§ **What you will do**:
Retype, with no alterations, every line between the one containing "Rebuild this chart" and the one containing "import plotly.graph_objects as go", counting both of those lines too. Pictures are to be left out.

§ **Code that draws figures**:
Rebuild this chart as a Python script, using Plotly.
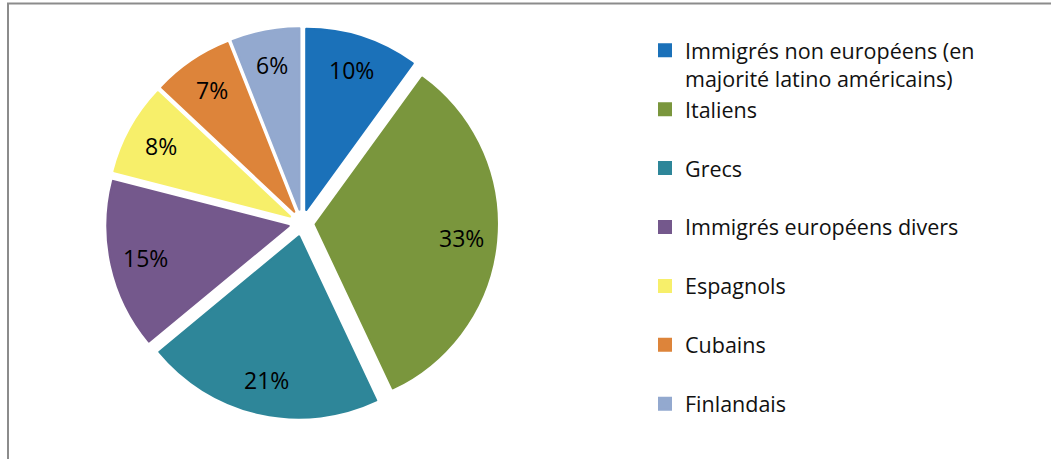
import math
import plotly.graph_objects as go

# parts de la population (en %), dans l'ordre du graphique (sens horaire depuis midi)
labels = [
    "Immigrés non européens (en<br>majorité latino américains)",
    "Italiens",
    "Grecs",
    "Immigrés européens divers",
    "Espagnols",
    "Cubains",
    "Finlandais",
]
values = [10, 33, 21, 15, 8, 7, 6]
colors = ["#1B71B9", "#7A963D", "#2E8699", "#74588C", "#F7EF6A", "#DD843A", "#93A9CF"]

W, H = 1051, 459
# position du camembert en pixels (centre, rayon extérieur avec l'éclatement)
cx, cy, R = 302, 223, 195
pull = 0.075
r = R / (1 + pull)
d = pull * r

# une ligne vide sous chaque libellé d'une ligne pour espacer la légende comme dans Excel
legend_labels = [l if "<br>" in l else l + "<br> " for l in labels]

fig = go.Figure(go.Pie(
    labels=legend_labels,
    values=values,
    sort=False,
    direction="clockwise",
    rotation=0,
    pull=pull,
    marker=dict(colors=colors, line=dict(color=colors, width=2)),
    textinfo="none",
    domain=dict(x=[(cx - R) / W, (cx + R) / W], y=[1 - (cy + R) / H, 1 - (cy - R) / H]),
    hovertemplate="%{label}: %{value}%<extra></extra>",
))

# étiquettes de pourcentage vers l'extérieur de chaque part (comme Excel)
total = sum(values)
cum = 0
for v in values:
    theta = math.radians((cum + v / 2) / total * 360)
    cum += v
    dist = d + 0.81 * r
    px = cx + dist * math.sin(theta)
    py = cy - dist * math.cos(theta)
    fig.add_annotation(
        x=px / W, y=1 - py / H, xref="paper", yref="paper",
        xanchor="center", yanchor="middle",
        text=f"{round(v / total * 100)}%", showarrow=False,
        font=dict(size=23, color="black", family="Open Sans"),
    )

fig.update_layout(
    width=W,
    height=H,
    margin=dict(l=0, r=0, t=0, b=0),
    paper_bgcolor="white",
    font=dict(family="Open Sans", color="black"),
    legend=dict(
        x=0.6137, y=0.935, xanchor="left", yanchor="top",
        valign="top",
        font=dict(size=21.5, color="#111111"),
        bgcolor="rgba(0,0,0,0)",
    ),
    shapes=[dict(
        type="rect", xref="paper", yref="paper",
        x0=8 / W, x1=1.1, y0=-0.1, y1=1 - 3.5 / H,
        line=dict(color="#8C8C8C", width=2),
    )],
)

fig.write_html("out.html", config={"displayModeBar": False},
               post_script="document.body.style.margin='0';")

* * *

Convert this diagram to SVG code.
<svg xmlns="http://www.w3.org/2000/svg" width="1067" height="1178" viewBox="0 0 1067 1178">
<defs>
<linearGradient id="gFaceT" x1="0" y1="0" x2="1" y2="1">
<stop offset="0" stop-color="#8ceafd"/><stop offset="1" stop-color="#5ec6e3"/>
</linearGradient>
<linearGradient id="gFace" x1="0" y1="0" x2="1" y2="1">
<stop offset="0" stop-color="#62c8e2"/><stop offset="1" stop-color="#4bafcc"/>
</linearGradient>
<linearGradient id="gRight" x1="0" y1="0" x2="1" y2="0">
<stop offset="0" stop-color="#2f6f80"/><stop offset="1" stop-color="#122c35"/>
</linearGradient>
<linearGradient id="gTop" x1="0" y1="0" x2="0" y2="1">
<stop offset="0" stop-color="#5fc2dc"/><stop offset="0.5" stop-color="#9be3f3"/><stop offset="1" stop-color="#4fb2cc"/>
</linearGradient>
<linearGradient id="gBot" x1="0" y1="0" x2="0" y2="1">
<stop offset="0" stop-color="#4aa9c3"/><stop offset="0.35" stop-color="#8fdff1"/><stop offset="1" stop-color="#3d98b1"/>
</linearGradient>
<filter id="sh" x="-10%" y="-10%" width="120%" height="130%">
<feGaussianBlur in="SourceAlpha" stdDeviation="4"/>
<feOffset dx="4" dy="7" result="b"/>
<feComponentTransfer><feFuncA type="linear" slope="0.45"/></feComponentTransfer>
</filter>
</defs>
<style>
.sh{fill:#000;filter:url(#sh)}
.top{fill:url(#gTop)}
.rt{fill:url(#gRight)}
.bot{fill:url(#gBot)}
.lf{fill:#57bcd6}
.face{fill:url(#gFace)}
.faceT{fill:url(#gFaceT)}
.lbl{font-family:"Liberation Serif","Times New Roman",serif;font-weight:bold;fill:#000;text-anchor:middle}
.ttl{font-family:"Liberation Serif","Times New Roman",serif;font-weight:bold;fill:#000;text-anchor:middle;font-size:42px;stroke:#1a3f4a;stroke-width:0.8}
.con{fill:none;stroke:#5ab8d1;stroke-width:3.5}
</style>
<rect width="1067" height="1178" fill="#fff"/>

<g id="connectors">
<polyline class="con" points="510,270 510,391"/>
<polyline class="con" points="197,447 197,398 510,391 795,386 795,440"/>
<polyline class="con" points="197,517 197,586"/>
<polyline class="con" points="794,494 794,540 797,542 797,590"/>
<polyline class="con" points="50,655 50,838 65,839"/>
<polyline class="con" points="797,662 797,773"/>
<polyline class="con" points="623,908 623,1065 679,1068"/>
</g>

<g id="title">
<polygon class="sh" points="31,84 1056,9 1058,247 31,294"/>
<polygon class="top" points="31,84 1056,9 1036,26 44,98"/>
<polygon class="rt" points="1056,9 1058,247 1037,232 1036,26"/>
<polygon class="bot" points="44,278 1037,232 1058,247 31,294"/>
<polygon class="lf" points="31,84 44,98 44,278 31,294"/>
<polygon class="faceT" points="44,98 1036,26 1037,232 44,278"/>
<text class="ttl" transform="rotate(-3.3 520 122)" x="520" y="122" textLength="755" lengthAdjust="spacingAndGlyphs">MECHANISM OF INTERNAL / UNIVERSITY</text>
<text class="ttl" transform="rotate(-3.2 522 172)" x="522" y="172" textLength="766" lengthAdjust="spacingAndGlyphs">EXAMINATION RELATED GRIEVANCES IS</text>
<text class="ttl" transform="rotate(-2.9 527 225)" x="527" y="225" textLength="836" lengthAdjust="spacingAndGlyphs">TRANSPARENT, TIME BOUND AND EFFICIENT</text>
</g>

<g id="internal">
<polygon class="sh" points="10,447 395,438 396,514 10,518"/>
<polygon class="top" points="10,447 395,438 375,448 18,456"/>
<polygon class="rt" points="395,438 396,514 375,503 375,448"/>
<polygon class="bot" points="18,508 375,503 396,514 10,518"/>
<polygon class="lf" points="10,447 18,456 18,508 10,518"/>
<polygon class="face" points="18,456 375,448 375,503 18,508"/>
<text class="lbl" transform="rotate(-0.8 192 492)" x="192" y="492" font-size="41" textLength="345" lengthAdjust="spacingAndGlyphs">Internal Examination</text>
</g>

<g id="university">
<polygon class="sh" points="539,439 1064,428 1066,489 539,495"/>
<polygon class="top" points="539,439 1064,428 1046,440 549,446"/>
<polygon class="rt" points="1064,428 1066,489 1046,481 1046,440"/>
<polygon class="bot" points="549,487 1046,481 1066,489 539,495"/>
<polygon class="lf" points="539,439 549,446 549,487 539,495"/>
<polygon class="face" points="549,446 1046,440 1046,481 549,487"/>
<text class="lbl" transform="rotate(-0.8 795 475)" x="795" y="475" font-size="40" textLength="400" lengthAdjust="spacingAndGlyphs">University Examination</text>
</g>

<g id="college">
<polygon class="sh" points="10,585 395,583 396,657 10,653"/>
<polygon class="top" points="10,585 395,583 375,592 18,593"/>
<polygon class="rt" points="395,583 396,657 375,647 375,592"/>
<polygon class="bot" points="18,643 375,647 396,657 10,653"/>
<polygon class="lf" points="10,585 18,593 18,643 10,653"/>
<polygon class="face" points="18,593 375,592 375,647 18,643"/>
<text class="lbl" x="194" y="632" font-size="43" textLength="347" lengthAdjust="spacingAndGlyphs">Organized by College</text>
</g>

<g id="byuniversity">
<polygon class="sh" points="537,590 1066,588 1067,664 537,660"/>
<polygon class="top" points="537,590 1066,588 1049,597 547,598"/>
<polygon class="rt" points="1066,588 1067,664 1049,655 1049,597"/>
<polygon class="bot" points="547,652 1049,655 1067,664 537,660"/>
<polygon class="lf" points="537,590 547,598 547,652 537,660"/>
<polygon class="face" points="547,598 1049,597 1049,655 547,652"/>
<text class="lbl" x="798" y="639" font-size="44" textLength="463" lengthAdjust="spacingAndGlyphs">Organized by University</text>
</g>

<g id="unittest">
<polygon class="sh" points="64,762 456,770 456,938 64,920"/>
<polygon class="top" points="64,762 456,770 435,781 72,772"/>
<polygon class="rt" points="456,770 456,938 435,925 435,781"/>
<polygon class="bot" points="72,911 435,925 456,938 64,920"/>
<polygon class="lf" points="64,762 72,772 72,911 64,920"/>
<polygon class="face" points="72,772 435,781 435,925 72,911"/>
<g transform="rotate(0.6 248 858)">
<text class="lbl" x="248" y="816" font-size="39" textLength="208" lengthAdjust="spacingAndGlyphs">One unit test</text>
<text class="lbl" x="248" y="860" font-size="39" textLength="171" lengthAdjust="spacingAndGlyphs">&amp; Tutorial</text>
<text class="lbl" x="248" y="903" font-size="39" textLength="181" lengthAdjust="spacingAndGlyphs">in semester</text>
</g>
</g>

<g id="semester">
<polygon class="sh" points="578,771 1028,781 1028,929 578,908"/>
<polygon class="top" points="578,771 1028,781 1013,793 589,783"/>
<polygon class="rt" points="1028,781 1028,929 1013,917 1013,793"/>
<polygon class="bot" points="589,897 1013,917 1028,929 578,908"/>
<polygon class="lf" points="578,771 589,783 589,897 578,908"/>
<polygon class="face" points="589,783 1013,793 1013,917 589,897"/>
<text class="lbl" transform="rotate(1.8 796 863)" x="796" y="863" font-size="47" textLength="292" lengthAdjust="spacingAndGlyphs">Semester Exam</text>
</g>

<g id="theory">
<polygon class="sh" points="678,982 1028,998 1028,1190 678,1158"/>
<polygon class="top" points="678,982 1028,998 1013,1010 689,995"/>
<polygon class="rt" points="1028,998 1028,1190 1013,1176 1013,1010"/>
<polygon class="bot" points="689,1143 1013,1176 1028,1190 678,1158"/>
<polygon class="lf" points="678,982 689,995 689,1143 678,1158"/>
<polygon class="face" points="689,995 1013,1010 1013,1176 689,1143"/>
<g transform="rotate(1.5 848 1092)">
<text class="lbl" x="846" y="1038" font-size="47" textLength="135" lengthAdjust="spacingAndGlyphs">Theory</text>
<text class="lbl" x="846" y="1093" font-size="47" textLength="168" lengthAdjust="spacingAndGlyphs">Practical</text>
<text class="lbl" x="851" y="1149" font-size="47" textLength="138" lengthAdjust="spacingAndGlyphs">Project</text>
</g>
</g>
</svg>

§ **Answer for this exercise**:
Rebuild this chart as a Python script, using Plotly.
import math
import plotly.graph_objects as go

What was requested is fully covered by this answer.